What is expected —
Report how many lines below contain the word "chart". Give only the number.

Source records —
— begin —
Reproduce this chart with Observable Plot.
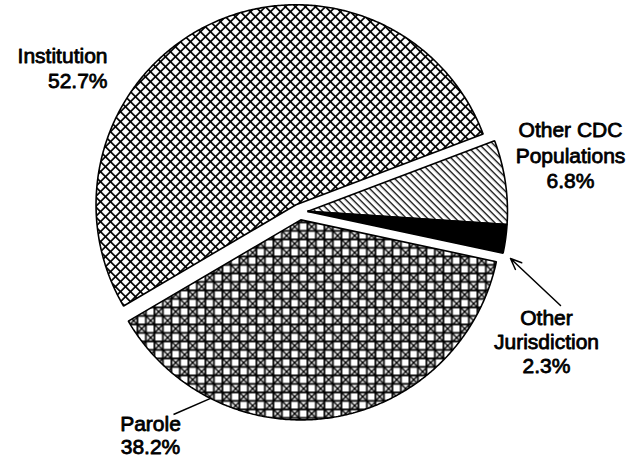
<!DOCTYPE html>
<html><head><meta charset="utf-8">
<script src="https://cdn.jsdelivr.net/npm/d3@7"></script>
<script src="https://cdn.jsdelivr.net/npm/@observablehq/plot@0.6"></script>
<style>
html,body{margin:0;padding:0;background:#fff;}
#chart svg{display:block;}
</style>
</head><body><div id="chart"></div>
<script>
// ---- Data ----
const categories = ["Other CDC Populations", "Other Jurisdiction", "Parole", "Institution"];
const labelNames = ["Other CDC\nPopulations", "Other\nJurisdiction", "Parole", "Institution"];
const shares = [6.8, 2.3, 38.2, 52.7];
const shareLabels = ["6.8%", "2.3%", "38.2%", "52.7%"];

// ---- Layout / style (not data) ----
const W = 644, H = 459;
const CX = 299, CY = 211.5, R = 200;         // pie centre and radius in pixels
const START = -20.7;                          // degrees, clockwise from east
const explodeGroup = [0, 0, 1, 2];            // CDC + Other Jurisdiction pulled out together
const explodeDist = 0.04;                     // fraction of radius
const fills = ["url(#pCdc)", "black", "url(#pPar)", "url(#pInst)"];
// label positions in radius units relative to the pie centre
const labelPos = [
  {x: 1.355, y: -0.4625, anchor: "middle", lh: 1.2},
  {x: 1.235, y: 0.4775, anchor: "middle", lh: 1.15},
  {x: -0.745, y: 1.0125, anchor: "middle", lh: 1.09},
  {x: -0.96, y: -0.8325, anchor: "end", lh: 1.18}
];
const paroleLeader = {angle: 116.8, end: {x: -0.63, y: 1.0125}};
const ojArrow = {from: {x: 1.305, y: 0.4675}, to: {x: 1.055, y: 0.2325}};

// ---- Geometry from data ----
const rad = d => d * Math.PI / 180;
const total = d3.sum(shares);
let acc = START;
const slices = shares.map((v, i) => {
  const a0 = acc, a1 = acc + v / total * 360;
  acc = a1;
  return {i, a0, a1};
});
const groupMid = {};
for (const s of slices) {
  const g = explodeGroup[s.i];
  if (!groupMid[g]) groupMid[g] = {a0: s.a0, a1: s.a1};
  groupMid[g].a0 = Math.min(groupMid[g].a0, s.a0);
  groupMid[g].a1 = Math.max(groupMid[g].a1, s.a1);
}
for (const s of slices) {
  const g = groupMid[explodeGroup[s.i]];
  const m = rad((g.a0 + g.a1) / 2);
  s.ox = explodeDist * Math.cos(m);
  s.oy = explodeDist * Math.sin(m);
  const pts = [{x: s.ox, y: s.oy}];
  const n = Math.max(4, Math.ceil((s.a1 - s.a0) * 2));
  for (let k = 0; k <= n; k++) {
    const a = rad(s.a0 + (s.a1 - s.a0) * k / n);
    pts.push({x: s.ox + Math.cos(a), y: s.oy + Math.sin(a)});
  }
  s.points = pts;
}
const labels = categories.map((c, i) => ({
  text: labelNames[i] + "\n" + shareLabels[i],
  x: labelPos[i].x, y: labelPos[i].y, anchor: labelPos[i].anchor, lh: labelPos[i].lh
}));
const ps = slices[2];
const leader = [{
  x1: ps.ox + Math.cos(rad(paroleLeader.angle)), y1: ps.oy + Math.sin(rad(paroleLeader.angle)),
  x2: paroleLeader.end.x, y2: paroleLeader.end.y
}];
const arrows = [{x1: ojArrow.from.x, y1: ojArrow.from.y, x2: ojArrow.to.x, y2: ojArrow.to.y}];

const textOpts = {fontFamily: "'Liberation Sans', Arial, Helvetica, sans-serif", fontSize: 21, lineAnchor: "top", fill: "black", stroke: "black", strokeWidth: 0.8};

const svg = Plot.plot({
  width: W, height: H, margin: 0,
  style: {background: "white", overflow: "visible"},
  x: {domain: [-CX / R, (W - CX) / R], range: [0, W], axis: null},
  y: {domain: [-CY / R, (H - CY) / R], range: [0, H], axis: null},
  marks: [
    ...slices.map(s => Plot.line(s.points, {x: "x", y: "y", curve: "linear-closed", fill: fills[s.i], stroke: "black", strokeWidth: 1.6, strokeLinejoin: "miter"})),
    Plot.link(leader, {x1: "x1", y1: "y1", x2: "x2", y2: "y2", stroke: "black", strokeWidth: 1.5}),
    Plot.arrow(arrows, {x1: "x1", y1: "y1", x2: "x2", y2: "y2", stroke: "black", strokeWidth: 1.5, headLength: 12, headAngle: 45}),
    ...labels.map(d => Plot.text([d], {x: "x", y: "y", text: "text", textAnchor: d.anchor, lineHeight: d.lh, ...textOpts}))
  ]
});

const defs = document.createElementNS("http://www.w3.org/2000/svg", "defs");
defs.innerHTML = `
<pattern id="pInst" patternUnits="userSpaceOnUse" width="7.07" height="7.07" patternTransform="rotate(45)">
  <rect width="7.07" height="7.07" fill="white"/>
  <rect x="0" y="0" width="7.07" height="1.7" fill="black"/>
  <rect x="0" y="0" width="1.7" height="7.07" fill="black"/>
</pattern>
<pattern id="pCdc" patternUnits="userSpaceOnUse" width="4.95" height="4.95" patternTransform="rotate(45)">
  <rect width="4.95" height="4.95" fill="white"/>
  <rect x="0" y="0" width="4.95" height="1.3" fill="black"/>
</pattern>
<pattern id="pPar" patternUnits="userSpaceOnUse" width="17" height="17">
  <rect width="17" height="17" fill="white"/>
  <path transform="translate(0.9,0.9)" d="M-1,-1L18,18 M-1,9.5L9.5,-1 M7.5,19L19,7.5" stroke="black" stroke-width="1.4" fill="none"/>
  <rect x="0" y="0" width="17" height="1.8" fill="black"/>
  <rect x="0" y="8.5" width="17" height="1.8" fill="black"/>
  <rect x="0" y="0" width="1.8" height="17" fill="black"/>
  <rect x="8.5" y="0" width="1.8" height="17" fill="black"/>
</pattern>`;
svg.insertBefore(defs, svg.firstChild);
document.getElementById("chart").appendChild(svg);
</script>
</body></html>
— end —
— begin —
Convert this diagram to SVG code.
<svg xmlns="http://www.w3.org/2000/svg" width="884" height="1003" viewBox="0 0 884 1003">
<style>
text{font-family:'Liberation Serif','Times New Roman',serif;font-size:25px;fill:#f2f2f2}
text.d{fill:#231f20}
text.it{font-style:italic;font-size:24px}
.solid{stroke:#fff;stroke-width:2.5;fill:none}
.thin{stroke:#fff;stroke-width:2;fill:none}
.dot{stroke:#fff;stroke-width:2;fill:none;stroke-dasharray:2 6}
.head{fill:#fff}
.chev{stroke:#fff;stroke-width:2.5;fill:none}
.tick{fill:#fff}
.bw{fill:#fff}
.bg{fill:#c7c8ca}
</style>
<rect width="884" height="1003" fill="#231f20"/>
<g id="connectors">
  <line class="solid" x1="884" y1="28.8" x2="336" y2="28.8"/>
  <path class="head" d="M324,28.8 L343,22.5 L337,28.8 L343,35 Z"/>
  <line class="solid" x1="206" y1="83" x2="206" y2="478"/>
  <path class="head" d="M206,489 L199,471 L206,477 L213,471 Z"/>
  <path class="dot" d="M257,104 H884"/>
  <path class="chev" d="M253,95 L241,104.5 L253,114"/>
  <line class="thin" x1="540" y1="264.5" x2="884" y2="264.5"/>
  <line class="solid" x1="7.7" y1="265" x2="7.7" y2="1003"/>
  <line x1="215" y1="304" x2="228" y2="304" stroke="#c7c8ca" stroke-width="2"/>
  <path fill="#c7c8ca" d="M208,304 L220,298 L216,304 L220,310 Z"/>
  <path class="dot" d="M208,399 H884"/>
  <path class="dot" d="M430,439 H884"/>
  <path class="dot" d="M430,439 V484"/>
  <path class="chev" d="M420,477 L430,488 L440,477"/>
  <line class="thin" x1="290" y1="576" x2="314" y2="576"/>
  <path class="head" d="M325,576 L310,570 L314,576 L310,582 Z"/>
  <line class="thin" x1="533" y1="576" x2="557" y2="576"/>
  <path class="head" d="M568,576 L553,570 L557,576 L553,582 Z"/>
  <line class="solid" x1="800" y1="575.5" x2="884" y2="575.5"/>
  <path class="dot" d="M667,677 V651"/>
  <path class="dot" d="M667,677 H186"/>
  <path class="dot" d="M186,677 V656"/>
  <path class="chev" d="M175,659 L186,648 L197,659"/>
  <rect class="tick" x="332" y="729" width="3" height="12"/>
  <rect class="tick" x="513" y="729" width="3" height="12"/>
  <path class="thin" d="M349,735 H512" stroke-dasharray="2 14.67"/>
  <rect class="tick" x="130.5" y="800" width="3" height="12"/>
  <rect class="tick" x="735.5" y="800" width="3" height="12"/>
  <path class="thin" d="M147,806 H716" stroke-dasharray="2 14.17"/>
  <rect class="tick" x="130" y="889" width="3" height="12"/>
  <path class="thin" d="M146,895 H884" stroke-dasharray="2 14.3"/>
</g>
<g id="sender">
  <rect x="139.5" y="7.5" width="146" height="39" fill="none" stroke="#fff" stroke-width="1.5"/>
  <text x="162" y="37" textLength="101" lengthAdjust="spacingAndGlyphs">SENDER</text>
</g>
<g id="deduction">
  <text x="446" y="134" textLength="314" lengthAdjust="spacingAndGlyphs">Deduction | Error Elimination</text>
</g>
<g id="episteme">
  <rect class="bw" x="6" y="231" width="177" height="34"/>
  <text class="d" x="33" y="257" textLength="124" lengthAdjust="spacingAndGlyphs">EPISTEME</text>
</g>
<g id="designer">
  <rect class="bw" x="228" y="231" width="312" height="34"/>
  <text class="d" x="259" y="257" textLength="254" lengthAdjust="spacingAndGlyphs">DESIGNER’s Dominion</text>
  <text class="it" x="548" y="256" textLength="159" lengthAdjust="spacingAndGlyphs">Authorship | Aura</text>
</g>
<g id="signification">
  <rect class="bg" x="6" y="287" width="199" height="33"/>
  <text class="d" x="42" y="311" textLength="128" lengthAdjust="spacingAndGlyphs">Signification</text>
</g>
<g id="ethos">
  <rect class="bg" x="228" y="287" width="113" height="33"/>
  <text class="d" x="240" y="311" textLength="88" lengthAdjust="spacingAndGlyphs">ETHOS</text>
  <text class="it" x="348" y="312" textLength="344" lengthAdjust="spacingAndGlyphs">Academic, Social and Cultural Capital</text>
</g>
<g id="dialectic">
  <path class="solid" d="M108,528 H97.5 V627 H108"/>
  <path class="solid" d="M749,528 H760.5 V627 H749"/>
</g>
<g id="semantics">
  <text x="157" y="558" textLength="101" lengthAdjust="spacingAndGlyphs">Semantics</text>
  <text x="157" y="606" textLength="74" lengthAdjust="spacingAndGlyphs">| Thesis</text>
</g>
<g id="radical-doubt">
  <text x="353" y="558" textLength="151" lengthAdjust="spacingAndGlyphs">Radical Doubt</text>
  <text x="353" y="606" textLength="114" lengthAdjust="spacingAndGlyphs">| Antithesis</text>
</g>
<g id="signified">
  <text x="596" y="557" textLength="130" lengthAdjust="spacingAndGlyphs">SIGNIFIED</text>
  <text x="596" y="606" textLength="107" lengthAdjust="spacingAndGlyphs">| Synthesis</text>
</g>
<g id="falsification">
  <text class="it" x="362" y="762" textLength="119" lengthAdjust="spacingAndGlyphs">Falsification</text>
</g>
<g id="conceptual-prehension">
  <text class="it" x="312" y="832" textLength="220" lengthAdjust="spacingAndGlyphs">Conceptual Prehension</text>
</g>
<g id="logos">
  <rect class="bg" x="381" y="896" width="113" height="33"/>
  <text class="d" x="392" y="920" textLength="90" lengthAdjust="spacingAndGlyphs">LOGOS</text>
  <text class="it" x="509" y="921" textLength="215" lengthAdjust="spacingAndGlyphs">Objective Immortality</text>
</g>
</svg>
— end —
— begin —
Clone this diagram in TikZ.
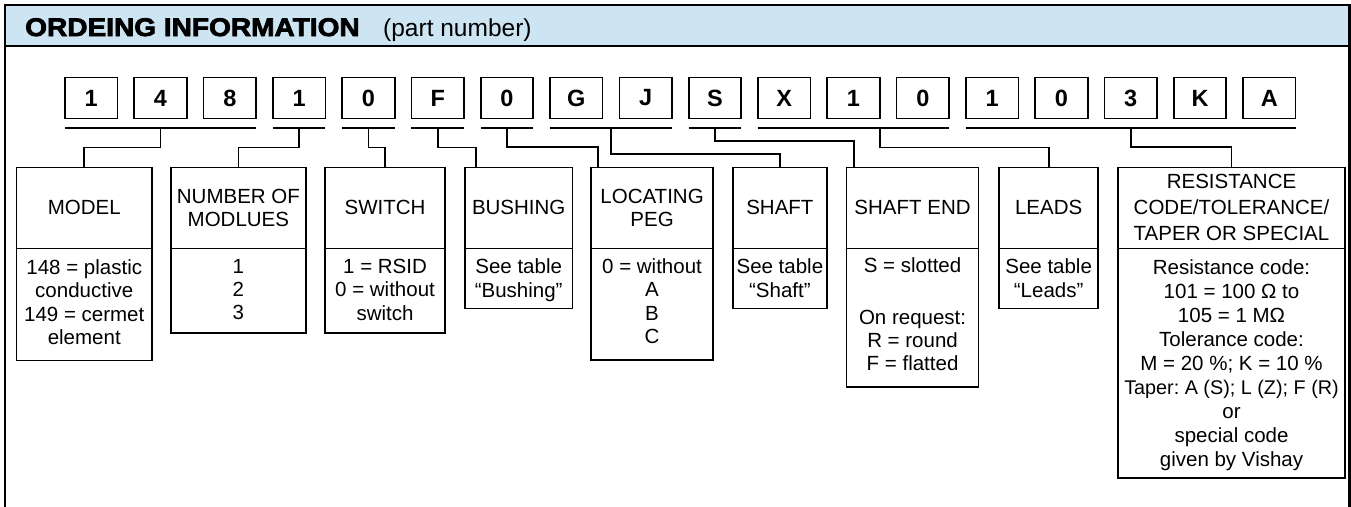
— end —
Task result —
4